The priorities ballot: (4+1 – yet again)
Campaign Briefing called on CLP delegates to prioritise Georgia, The Economy, Housing and Water Ownership. – these being the main topics on the ballot paper (different from the four principal union topics) with clear centre/left motions on the agenda.
The result in the CLPs vote, as with last year, added just one extra topic for discussion (in addition to the four from the unions) – Housing – (the same additional topic as in 2007). As with past years there was a conscious effort to limit the number of topics discussed by encouraging CLP delegates to ‘support the unions by voting for their preferred topics’. Party staff, MPs and NPF members are all reported to play a role in this effort.
Policy debates on NPF Documents, Contemporary Issues and Emergency Motions
Conference overwhelming passed the union’s emergency motion that unequivocally opposes the working time directive opt out with just a small number of hands going up against the motion, Conference also agreed the National Policy Forum (NPF) Document that is considered to be an endorsement of the government’s approach. The government indicated it would ignore the motion so enthusiastically passed, claiming the NPF Document takes precedence. The latter document, passed at the Warwick NPF meeting, is deemed to back the opt-out, although most of the 180 people voting at Warwick were not aware of this. NPF Chair Pat McFadden argues that in a section of the text covering agency and temporary workers the phrase “maintaining the flexibility which has been central [to job creation]” should be understood as meaning “supports Britain’s opt-out”. This shows the importance of winning the right to vote on NPF Documents in parts, rather than the present arrangement of voting on an “all or nothing” basis.
Reports (Annexes to the Policy Commission Document) dealing with the previous year’s Contemporary Resolutions which had been referred to the Policy Commissions, were voted separately at this conference. All were accepted apart from the chapter on Remploy, which was not, so goes back to the Policy Commission for further consideration.
Teressa Pearce, the grassroots centre left candidate for the NCC, who had served on the NCC for 12 years was knocked off by the right, aided and abetted by full time officials.
The votes on rule changes were:-
i) delete the clause giving constituencies an extra £12 per full- rate member in a general election year – carried by 97.5% overall (95.6% in the constituency section / 99.3% in the affiliates section)
ii) raise membership subscriptions annually by inflation – carried by 89.8% (90.6% / 89.0%)
iii) allow an extra woman conference delegate where a constituency has 100 woman members, and an extra youth delegate for 30 members under the age of 27 – carried by 98.8% (97.6% / 100%)

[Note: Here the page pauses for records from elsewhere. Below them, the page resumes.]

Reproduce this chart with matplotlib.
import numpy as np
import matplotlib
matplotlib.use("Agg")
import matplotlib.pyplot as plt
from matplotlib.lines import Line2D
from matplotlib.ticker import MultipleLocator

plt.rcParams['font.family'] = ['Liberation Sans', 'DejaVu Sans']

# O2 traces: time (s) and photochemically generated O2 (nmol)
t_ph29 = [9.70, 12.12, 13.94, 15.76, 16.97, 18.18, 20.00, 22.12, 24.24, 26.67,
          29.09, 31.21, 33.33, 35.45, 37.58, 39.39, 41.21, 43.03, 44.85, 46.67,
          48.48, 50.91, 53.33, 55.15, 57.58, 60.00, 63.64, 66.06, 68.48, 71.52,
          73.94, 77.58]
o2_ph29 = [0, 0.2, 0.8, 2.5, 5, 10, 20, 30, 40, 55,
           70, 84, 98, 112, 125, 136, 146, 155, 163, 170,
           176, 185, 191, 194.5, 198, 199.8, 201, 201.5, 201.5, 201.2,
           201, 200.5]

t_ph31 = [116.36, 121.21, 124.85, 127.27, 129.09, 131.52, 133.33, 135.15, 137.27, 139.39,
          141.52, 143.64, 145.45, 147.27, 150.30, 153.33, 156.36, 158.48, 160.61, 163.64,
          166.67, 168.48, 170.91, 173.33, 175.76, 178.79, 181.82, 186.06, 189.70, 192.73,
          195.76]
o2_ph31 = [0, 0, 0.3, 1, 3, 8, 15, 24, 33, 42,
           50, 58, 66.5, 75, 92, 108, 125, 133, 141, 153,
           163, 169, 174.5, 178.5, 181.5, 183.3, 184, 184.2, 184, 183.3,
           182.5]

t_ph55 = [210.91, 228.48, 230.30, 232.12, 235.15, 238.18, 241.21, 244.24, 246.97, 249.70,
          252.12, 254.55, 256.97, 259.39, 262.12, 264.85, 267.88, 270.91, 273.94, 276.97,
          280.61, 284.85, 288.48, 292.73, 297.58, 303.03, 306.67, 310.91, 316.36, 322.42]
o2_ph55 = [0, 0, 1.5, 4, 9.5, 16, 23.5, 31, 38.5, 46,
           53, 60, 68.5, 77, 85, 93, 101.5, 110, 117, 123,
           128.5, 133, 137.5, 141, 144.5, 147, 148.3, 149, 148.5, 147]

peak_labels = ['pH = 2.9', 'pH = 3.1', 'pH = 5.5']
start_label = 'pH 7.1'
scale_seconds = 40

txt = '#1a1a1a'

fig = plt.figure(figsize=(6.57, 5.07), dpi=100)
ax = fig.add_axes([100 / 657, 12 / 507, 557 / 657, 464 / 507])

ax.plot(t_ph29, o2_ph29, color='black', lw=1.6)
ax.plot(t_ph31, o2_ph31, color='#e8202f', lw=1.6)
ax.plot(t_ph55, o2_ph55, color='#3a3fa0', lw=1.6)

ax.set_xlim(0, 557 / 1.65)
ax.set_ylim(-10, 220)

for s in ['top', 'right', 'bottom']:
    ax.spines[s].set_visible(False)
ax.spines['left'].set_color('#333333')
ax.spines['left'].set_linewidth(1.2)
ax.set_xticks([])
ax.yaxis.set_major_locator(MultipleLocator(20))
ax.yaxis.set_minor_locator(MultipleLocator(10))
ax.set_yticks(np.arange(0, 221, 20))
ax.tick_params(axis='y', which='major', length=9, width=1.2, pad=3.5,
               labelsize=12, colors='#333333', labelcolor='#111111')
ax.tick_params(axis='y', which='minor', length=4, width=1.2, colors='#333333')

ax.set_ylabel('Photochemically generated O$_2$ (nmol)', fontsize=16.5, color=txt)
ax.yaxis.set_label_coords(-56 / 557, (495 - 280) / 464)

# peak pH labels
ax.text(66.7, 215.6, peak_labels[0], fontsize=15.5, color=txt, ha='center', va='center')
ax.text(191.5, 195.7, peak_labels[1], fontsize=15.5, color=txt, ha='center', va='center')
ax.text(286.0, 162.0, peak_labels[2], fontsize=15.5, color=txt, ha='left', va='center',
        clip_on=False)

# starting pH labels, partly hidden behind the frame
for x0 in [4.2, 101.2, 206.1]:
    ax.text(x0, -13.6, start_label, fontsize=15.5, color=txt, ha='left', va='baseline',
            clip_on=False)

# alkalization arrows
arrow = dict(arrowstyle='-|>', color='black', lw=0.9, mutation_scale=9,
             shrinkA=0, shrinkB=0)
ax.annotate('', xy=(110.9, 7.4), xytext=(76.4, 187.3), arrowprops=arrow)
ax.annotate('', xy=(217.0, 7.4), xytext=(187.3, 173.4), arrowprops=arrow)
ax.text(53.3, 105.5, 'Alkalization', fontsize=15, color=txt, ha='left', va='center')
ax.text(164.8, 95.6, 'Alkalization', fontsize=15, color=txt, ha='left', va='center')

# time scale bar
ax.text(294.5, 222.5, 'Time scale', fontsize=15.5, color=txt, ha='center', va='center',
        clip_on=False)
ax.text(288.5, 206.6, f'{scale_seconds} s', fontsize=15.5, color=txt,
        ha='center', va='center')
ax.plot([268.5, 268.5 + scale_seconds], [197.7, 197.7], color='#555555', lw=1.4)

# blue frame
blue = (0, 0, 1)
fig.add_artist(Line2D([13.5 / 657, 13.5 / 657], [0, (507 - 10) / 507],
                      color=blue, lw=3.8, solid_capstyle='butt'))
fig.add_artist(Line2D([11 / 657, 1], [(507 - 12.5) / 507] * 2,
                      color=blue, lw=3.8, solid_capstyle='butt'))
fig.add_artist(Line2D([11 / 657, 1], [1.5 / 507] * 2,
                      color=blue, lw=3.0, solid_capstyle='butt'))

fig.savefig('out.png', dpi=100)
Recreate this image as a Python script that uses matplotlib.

iv) allow constituencies who make every effort to find a woman delegate in the “women’s year” to send a man the following year – carried by 96.5% (93.0% / 100.0%)

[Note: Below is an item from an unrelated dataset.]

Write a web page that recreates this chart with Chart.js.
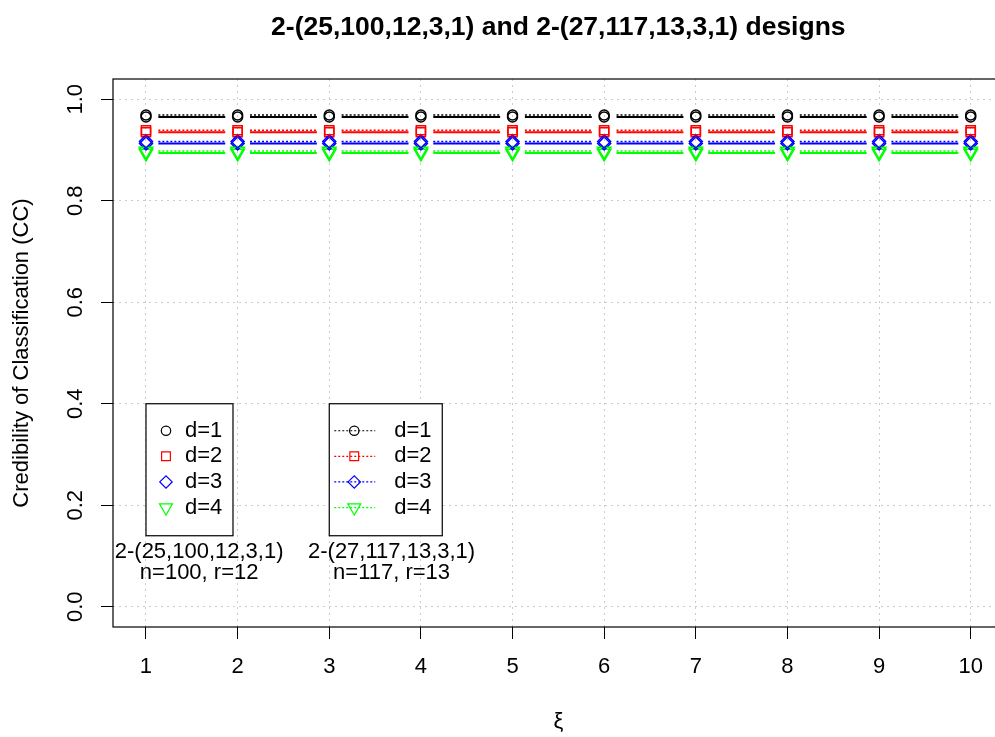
<!DOCTYPE html>
<html>
<head>
<meta charset="utf-8">
<script src="https://cdn.jsdelivr.net/npm/chart.js@4/dist/chart.umd.min.js"></script>
<style>
html, body { margin: 0; padding: 0; background: #fff; overflow: hidden; }
#wrap { width: 1013px; height: 737px; }
</style>
</head>
<body>
<div id="wrap"><canvas id="myChart" width="1013" height="737"></canvas></div>
<script>
const xValues = [1, 2, 3, 4, 5, 6, 7, 8, 9, 10];
const yTicks = [0, 0.2, 0.4, 0.6, 0.8, 1.0];
const seriesLabels = ['d=1', 'd=2', 'd=3', 'd=4'];
const designLabels = ['2-(25,100,12,3,1)', '2-(27,117,13,3,1)'];
const designNotes = ['n=100, r=12', 'n=117, r=13'];

// 2-(25,100,12,3,1) design
const design1D1 = [0.965, 0.965, 0.965, 0.965, 0.965, 0.965, 0.965, 0.965, 0.965, 0.965];
const design1D2 = [0.935, 0.935, 0.935, 0.935, 0.935, 0.935, 0.935, 0.935, 0.935, 0.935];
const design1D3 = [0.913, 0.913, 0.913, 0.913, 0.913, 0.913, 0.913, 0.913, 0.913, 0.913];
const design1D4 = [0.894, 0.894, 0.894, 0.894, 0.894, 0.894, 0.894, 0.894, 0.894, 0.894];

// 2-(27,117,13,3,1) design
const design2D1 = [0.969, 0.969, 0.969, 0.969, 0.969, 0.969, 0.969, 0.969, 0.969, 0.969];
const design2D2 = [0.939, 0.939, 0.939, 0.939, 0.939, 0.939, 0.939, 0.939, 0.939, 0.939];
const design2D3 = [0.917, 0.917, 0.917, 0.917, 0.917, 0.917, 0.917, 0.917, 0.917, 0.917];
const design2D4 = [0.898, 0.898, 0.898, 0.898, 0.898, 0.898, 0.898, 0.898, 0.898, 0.898];

const FONT = '"Liberation Sans", Arial, Helvetica, sans-serif';
const colors = ['#000000', '#ff0000', '#0000ff', '#00ff00'];
const markers = ['circle', 'rect', 'rectRot', 'triangle'];
const markerRadius = [5, 6.5, 6.5, 7.8];
const markerRotation = [0, 0, 0, 180];
const GAP = 0.135; // type "b" gap around points, in x units

function gapped(values) {
    const pts = [];
    for (let i = 0; i < values.length - 1; i++) {
        pts.push({ x: xValues[i] + GAP, y: values[i] });
        pts.push({ x: xValues[i + 1] - GAP, y: values[i + 1] });
        pts.push({ x: xValues[i] + 0.5, y: null });
    }
    return pts;
}

const design1Series = [design1D1, design1D2, design1D3, design1D4];
const design2Series = [design2D1, design2D2, design2D3, design2D4];

const datasets = [];
[[design2Series, false], [design1Series, true]].forEach(([group, solid]) => {
    group.forEach((values, k) => {
        datasets.push({
            data: gapped(values),
            borderColor: colors[k],
            borderWidth: solid ? 2 : 1.5,
            borderDash: solid ? [] : [2, 2],
            pointRadius: 0,
            fill: false,
        });
        datasets.push({
            data: values.map((v, i) => ({ x: xValues[i], y: v })),
            showLine: false,
            pointStyle: markers[k],
            pointRadius: markerRadius[k],
            pointRotation: markerRotation[k],
            pointBorderColor: colors[k],
            pointBackgroundColor: 'transparent',
            pointBorderWidth: 1.5,
        });
    });
});

function drawSymbol(ctx, style, x, y, r) {
    ctx.beginPath();
    if (style === 'circle') {
        ctx.arc(x, y, r, 0, Math.PI * 2);
    } else if (style === 'rect') {
        const h = r * Math.SQRT1_2;
        ctx.rect(x - h, y - h, 2 * h, 2 * h);
    } else if (style === 'rectRot') {
        ctx.moveTo(x - r, y);
        ctx.lineTo(x, y - r);
        ctx.lineTo(x + r, y);
        ctx.lineTo(x, y + r);
        ctx.closePath();
    } else {
        const s = r * Math.sin(Math.PI / 3);
        ctx.moveTo(x, y + r);
        ctx.lineTo(x - s, y - r / 2);
        ctx.lineTo(x + s, y - r / 2);
        ctx.closePath();
    }
    ctx.stroke();
}

const decorations = {
    id: 'decorations',
    afterDraw(chart) {
        const { ctx, chartArea, scales } = chart;
        const xs = scales.x, ys = scales.y;
        ctx.save();

        // plot box
        ctx.strokeStyle = '#000';
        ctx.lineWidth = 1.2;
        ctx.setLineDash([]);
        ctx.strokeRect(chartArea.left, chartArea.top, chartArea.right - chartArea.left, chartArea.bottom - chartArea.top);

        // title
        ctx.fillStyle = '#000';
        ctx.font = 'bold 26.5px ' + FONT;
        ctx.textAlign = 'center';
        ctx.textBaseline = 'middle';
        ctx.fillText('2-(25,100,12,3,1) and 2-(27,117,13,3,1) designs', (chartArea.left + chartArea.right) / 2, 28);

        // rotated y tick labels
        ctx.font = '22px ' + FONT;
        yTicks.forEach(v => {
            ctx.save();
            ctx.translate(76, ys.getPixelForValue(v));
            ctx.rotate(-Math.PI / 2);
            ctx.fillText(v.toFixed(1), 0, 0);
            ctx.restore();
        });

        // legends
        const legends = [
            { x: 1, w: 87, sym: 20, text: 39, line: false },
            { x: 3, w: 113, sym: 25, text: 65, line: true },
        ];
        const top = ys.getPixelForValue(0.4);
        legends.forEach(lg => {
            const left = xs.getPixelForValue(lg.x);
            ctx.fillStyle = '#fff';
            ctx.fillRect(left, top, lg.w, 132);
            ctx.strokeStyle = '#000';
            ctx.lineWidth = 1.2;
            ctx.setLineDash([]);
            ctx.strokeRect(left, top, lg.w, 132);
            seriesLabels.forEach((lab, k) => {
                const y = top + 27 + k * 25.6;
                ctx.strokeStyle = colors[k];
                if (lg.line) {
                    ctx.lineWidth = 1.2;
                    ctx.setLineDash([2, 2]);
                    ctx.beginPath();
                    ctx.moveTo(left + 5, y);
                    ctx.lineTo(left + 46, y);
                    ctx.stroke();
                }
                ctx.setLineDash([]);
                ctx.lineWidth = 1.2;
                drawSymbol(ctx, markers[k], left + lg.sym, y, markerRadius[k] - 0.3);
                ctx.fillStyle = '#000';
                ctx.textAlign = 'left';
                ctx.fillText(lab, left + lg.text, y);
            });
        });

        // design captions
        const captionX = [1.58, 3.68];
        ctx.textAlign = 'center';
        ctx.fillStyle = '#000';
        designLabels.forEach((lab, i) => {
            const cx = xs.getPixelForValue(captionX[i]);
            ctx.fillText(lab, cx, ys.getPixelForValue(0.108));
            ctx.fillText(designNotes[i], cx, ys.getPixelForValue(0.066));
        });
        ctx.restore();
    },
};

new Chart(document.getElementById('myChart').getContext('2d'), {
    type: 'line',
    data: { datasets },
    plugins: [decorations],
    options: {
        responsive: false,
        animation: false,
        devicePixelRatio: 1,
        layout: { padding: { top: 79, right: 7, left: 0, bottom: 0 } },
        plugins: {
            legend: { display: false },
            tooltip: { enabled: false },
        },
        scales: {
            x: {
                type: 'linear',
                min: 0.64,
                max: 10.36,
                afterBuildTicks: axis => { axis.ticks = xValues.map(v => ({ value: v })); },
                afterFit: scale => { scale.height = 110; },
                ticks: {
                    color: '#000',
                    font: { family: FONT, size: 22 },
                    padding: 15,
                    autoSkip: false,
                    maxRotation: 0,
                    callback: v => String(v),
                },
                grid: {
                    color: '#cccccc',
                    lineWidth: 1,
                    tickColor: '#000',
                    tickLength: 12,
                    tickWidth: 1,
                    tickBorderDash: [],
                },
                border: { display: false, dash: [2, 4] },
                title: {
                    display: true,
                    text: 'ξ',
                    color: '#000',
                    font: { family: FONT, size: 22 },
                    padding: { top: 0, bottom: 2 },
                },
            },
            y: {
                min: -0.04,
                max: 1.04,
                afterBuildTicks: axis => { axis.ticks = yTicks.map(v => ({ value: v })); },
                afterFit: scale => { scale.width = 113; },
                ticks: { display: false },
                grid: {
                    color: '#cccccc',
                    lineWidth: 1,
                    tickColor: '#000',
                    tickLength: 12,
                    tickWidth: 1,
                    tickBorderDash: [],
                },
                border: { display: false, dash: [2, 4] },
                title: {
                    display: true,
                    text: 'Credibility of Classification (CC)',
                    color: '#000',
                    font: { family: FONT, size: 22 },
                    padding: { top: 9, bottom: 0 },
                },
            },
        },
    },
});
</script>
</body>
</html>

v) charge constituencies £25 per month from summer 2009 to build up funds for the following Euro-elections – carried by 92.9% (86.9% / 98.9%)
vi) re-word the disciplinary rules to cover constituencies which have all-member meetings rather than general / executive committees – carried by 97.5% (95.4% / 99.6%)
vii) new rules for electing Young Labour officers and committee – carried by 92.9% (94.5% / 91.2%)
viii) replace “sexuality” with “sexual orientation, gender identity” – carried by 98.4% (98.4% / 98.4%)
ix) replace “the country” with “Great Britain” in specifying where the party organises – lost with 10.2% in favour (10.6% / 9.8%)
x) lower the threshold for nominating candidates for leader and deputy leader from 12.5% to 7.5% of MPs – lost with 16.1% in favour (22.2% / 10.0%)
xi) raise union affiliations to CLPs from 6p to 10p per member – lost with 7.7% for (14.7% / 0.7%)
xii) raise union affiliations to CLPs from 6p to 20p per member – lost with 5.2% for (9.5% / 0.8%)
xiii) alternative rules for Young Labour elections – lost with 16.3% for (22.6% / 9.9%)
The role of the party machine
Despite assurances that there would be an end to the past practise of party staff organising to influence the outcome of votes, this remained an ‘unofficial’ role played by the party machine this year. Regional officials invited CLP delegates to meet Pat McFadden, in groups of 25, to be explained why they should not support the trade union emergency resolution and the leadership’s ‘case’ for Britain retaining its opt out from Europe’s maximum 48 working hour working week. The delegates approached for these meetings are carefully selected so as to avoid drawing in delegates identified as firmly on the centre/left.
The party machine wants to end the unions’ control of the CAC if possible so that centre/left topics of union concern can be kept off the agenda if necessary. As part of this, in 2007, there had been attempts to add three NPF reps to the CAC, however after union objections the proposal was withdrawn, This year another rule change came forward to add one extra person to the CAC, again, thanks to CLPD, this was kept off the agenda by the unions. This year the election to the CAC was systematically manipulated, with officials targeting UNITE to ensure that CLPs delivered a low vote to its candidate (Michael Murphy) whilst campaigning for a high vote for NPF member Andy Furlong. Normally UNITE’s person normally comes top in this election, but this year he was the bottom elected candidate. UNITE’s overall vote of 83% in 2006 was reduced to just 59% this year. Officials targeting of UNITE’s vote does not help the party given the centrality of UNITE’s financing of the Conference specifically and the party in general.